Molti critici, scrittori e lettori ieri hanno ironizzato sulla candidatura al Premio Strega de Il candore delle cornacchie (Guerini), il libro dell'ex politico Totò Cuffaro, incarcerato dopo la condanna a sette anni per favoreggiamento aggravato a Cosa nostra e rivelazione del segreto istruttorio. Twitter e gli altri social network sono stati invasi da messaggi contro la Fondazione Bellonci, che in realtà ha fatto il suo dovere: ammettere un volume presentato in conformità alle regole, valide anche per i galeotti, nonostante il parere opposto dei perbenisti.
A nostro avviso, chi si è indignato per lesa letteratura dimentica o sottavaluta alcuni fatti. Primo. Si giudica il libro e non l'autore. Se Il candore delle cornacchie sarà ritenuto valido, continuerà la sua corsa, entrando nella rosa ristretta dei dodici titoli ufficialmente in gara. Altrimenti, amen. Secondo. Il giudizio sui libri e il moralismo non vanno d'accordo.
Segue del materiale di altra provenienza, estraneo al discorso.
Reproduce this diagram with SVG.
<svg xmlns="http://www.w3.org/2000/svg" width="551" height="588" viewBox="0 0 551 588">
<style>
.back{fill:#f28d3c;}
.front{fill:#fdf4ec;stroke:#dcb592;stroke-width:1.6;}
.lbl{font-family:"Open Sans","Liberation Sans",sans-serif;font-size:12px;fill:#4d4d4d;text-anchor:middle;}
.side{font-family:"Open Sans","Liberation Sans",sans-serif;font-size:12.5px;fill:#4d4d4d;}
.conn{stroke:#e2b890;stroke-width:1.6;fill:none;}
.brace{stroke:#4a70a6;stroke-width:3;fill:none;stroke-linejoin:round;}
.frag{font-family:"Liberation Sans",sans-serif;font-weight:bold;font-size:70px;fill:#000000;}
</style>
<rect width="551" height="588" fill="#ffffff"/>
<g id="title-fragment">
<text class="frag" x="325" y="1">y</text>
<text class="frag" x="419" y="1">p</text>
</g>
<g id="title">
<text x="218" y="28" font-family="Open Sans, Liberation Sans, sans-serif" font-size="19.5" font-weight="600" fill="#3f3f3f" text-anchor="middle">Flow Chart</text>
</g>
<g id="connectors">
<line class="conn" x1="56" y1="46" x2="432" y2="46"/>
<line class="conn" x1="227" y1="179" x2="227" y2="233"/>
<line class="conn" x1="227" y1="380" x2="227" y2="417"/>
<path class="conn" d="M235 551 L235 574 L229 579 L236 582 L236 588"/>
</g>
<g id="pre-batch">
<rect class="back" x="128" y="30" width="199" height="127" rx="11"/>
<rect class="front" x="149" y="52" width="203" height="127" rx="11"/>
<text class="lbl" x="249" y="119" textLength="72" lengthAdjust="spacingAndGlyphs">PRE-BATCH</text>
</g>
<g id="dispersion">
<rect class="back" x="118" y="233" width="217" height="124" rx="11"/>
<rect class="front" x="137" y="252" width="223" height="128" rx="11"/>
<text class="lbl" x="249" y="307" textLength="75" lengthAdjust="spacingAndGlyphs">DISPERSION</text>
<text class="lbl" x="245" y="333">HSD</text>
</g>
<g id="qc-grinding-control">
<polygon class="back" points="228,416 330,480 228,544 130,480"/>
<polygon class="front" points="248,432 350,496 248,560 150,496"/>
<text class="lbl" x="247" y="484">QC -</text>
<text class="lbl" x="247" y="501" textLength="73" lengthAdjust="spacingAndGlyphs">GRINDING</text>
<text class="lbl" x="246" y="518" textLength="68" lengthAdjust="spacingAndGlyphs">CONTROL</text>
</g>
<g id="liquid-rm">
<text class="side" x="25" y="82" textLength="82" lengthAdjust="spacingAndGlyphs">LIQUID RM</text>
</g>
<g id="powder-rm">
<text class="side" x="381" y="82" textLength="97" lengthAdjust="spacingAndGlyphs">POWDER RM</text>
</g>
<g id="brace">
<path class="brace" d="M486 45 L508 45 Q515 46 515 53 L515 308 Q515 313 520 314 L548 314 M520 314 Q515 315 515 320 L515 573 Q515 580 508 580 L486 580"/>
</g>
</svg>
A meno di non volere condannare all'oblio, oltre a Il candore delle cornacchie, anche fior di capolavori vergati da autori «indegni» per un motivo o per un altro. Terzo. Meno snobismo, per favore. Non facciamo finta che allo Strega venga presentata sempre e comunque la crema della letteratura italiana. Nel corso degli anni, il Premio ha incoronato molti libri che hanno resistito alla prova del tempo, imponendosi non solo sul mercato. Ma non è un mistero che talvolta gli editori presentino titoli deludenti (anche di grandi nomi) per rilanciarne le vendite senza tenere in alcun conto la qualità della proposta.
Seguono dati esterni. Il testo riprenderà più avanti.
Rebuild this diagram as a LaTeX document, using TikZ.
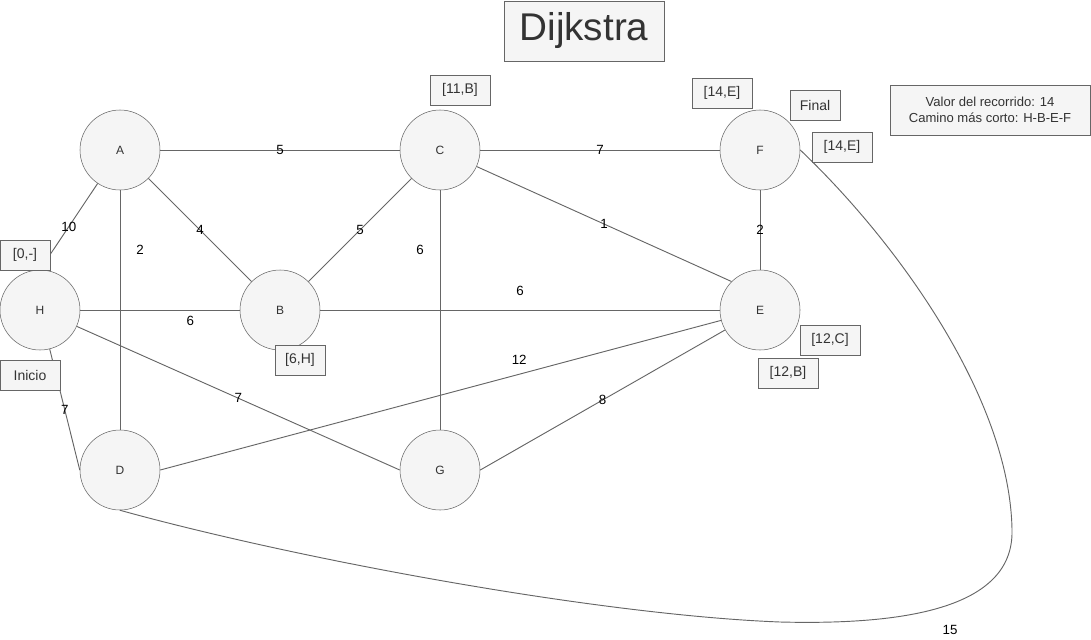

Per quanto Il candore delle cornacchie possa essere brutto, non sarà comunque molto più brutto di romanzi mediocri che in passato sono arrivati in finale e in qualche caso l'hanno pure vinta. O erano capolavori, tanto per fare nomi recenti, Stabat mater di Tiziano Scarpa, Il bambino che sognava la fine del mondo di Antonio Scurati, Qualcosa di scritto di Emanuele Trevi, Il silenzio dell'onda di Gianrico Carofiglio? Come giudicare poi le zuffe a colpi di insulti e di carte bollate che hanno coinvolto proprio alcuni degli scrittori appena ricordati? Scarpa e Scurati se ne dissero di tutti i colori. Carofiglio querelò Ostuni, editor di Ponte alle Grazie, vicino a Trevi. Il moralista potrebbe giudicare queste tragicomiche baruffe «indegne» di un Premio letterario.
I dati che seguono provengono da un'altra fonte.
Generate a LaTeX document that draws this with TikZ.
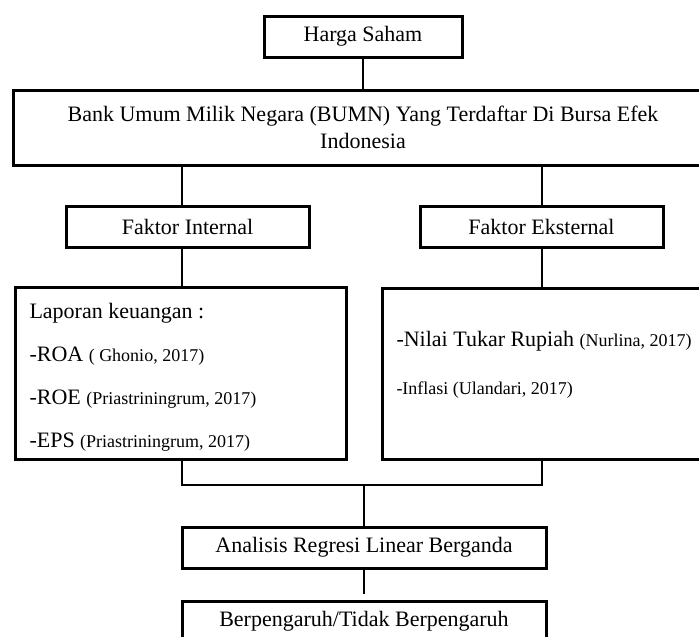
\documentclass[tikz,border=0pt]{standalone}
\usepackage{fontspec}
\setmainfont{Liberation Serif}
\newcommand{\kecil}[1]{{\fontsize{18}{43}\selectfont #1}}
\begin{document}
\begin{tikzpicture}[x=1pt, y=-1pt, font=\fontsize{22}{27}\selectfont, line join=miter,
	kotak/.style={draw, line width=3pt, inner sep=0pt, minimum height=41pt},
	garis/.style={line width=2.2pt}]
	\useasboundingbox (0,0) rectangle (699,637);
	\path 
	(182,0) coordinate (kiri)
	(542,0) coordinate (kanan)
	(0,485) coordinate (gabung)
	;
	\node[kotak, minimum width=198pt] (harga) at (363,36.5) {Harga Saham};
	\node[kotak, minimum width=700pt, minimum height=75pt, align=center] (bumn) at (363,127.5)
		{Bank Umum Milik Negara (BUMN) Yang Terdaftar Di Bursa Efek\\Indonesia};
	\node[kotak, minimum width=243pt] (internal) at (187.5,226.5) {Faktor Internal};
	\node[kotak, minimum width=243pt] (eksternal) at (541.5,226.5) {Faktor Eksternal};
	\node[kotak, anchor=north west, inner xsep=14pt, text width=303pt, minimum height=172pt,
		align=flush left, font=\fontsize{22}{43}\selectfont] (laporan) at (14,286)
		{\rule{0pt}{22pt}Laporan keuangan :\\
		-ROA \kecil{( Ghonio, 2017)}\\
		-ROE \kecil{(Priastriningrum, 2017)}\\
		-EPS \kecil{(Priastriningrum, 2017)}};
	\node[kotak, anchor=north west, inner xsep=14pt, text width=312pt, minimum height=171pt,
		align=flush left, font=\fontsize{22}{48}\selectfont] (variabel) at (381,287)
		{-Nilai Tukar Rupiah \kecil{(Nurlina, 2017)}\\
		\kecil{-Inflasi (Ulandari, 2017)}\rule[-22pt]{0pt}{22pt}};
	\node[kotak, minimum width=364pt] (analisis) at (364,547.5) {Analisis Regresi Linear Berganda};
	\node[kotak, minimum width=364pt] (hasil) at (364,621.5) {Berpengaruh/Tidak Berpengaruh};
	% garis penghubung
	\draw[garis] (harga) -- (bumn);
	\foreach \a/\b/\x in {bumn/internal/kiri, bumn/eksternal/kanan, internal/laporan/kiri, eksternal/variabel/kanan}
		\draw[garis] (\a.south -| \x) -- (\b.north -| \x);
	\draw[garis] (laporan.south -| kiri) -- (gabung -| kiri) -- (gabung -| kanan) -- (variabel.south -| kanan);
	\draw[garis] (gabung -| analisis) -- (analisis.north);
	\draw[garis, shorten >=6pt] (analisis) -- (hasil);
\end{tikzpicture}
\end{document}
Anche se Il candore delle cornacchie risultasse, a giudizio del Comitato del Premio, un volume scritto coi piedi, cosa possibilissima, rischia comunque di essere molto più interessante di titoli «presentabili». Meglio i turbamenti del giovane Scurati o le storie di chi vive in celle disumane raccontate da Cuffaro? Meglio le paturnie dell'orfana violinista di Scarpa o la disperazione di chi sconta la pena con rimorso? È più intrigante il culto di Pasolini di Trevi o la redenzione attraverso il dolore e la fede di un delinquente? Punti di vista, a ciascuno il suo.